TASK PROMPT:
Everything from the first line down to the line containing "Chart.register(...registerables);" is to be retyped exactly, both ends included, with pictures left out.

____

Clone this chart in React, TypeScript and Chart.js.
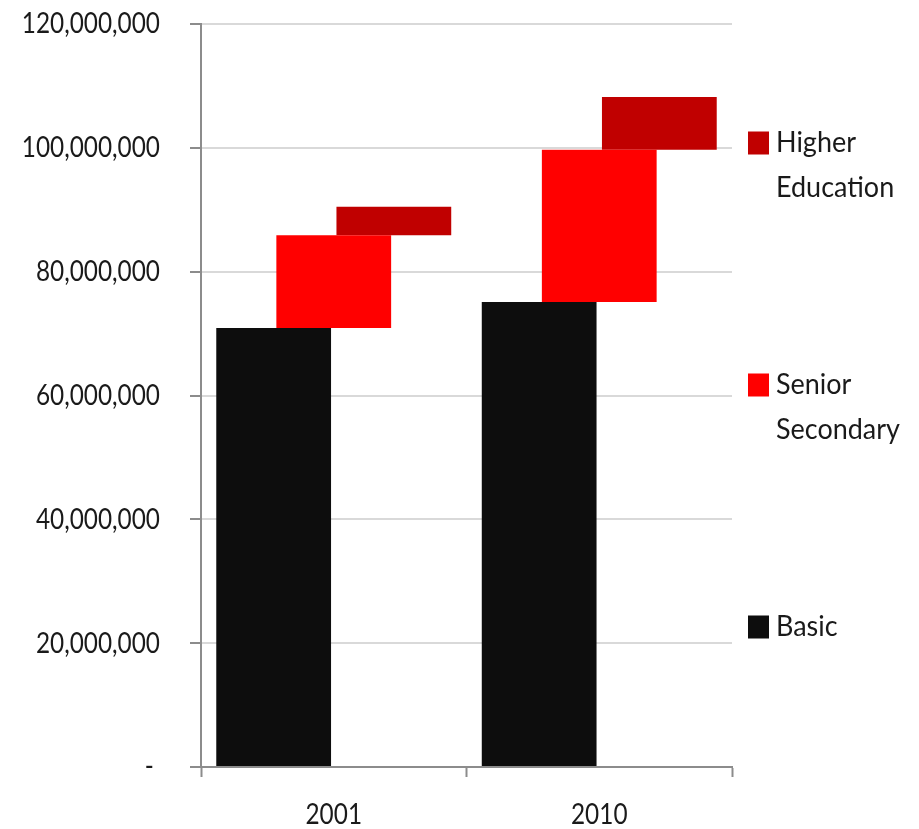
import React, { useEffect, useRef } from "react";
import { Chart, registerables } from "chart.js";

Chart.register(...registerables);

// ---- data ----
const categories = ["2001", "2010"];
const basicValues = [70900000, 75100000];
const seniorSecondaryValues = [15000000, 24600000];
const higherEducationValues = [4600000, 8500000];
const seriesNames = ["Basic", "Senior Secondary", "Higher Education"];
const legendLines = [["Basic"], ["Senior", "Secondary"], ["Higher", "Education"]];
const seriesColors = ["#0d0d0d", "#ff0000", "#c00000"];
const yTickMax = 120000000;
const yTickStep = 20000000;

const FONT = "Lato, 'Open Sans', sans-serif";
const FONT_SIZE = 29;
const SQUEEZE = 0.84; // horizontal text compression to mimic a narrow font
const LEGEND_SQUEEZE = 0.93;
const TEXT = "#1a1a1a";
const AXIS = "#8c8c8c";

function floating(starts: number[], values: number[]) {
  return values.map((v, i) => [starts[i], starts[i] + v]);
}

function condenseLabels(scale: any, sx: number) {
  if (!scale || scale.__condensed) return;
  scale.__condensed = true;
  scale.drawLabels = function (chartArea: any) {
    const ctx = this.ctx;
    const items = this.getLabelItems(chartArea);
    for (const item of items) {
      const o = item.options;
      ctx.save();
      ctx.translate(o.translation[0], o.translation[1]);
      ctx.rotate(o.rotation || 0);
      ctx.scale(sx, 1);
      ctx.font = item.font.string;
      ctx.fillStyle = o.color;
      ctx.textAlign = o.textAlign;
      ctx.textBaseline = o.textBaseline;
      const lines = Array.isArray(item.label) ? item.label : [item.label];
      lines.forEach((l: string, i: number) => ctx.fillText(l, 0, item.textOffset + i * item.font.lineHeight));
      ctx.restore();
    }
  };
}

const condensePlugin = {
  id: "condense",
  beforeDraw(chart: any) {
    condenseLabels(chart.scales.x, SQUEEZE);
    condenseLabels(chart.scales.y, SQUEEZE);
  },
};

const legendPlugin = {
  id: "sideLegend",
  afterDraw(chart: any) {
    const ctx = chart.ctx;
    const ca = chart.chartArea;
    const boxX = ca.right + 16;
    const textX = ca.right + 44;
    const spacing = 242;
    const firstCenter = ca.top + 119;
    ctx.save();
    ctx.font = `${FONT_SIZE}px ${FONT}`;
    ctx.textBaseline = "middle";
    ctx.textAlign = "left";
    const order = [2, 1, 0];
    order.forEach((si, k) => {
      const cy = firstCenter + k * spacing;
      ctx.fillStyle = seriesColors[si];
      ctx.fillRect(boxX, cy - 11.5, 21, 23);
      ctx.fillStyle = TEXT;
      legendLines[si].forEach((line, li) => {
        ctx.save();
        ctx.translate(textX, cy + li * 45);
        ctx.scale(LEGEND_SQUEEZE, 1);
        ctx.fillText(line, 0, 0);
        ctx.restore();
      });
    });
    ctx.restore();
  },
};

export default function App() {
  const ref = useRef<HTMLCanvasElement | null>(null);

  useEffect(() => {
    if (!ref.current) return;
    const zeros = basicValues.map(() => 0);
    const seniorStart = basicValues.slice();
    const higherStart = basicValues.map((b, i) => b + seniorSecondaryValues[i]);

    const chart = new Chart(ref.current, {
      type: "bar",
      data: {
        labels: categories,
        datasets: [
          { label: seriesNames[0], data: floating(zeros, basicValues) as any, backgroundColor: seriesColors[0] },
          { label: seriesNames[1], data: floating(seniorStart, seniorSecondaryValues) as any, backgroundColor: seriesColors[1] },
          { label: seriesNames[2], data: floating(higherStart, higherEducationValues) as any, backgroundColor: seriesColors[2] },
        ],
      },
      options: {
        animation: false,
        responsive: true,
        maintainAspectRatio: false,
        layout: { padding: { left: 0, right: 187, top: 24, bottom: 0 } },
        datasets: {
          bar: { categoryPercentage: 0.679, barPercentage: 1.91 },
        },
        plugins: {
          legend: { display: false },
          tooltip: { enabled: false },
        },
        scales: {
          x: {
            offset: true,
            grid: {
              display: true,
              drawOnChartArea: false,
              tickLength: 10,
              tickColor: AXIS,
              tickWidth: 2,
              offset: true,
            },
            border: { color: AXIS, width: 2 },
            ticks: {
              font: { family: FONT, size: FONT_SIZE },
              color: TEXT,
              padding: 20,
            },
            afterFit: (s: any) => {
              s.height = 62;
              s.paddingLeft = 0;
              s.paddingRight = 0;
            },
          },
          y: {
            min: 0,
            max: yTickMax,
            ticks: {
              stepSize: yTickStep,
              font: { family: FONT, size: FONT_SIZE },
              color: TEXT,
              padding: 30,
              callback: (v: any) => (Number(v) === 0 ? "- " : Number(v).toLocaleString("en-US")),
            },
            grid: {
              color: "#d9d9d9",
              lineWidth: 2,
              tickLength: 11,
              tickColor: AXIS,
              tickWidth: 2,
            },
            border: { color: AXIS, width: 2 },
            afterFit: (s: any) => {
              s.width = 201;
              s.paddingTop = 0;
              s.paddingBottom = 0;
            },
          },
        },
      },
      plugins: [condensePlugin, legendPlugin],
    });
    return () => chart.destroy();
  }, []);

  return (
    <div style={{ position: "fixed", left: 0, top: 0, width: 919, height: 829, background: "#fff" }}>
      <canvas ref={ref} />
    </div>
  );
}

____

RESULT OF THE EXERCISE:
Clone this chart in React, TypeScript and Chart.js.
import React, { useEffect, useRef } from "react";
import { Chart, registerables } from "chart.js";

Chart.register(...registerables);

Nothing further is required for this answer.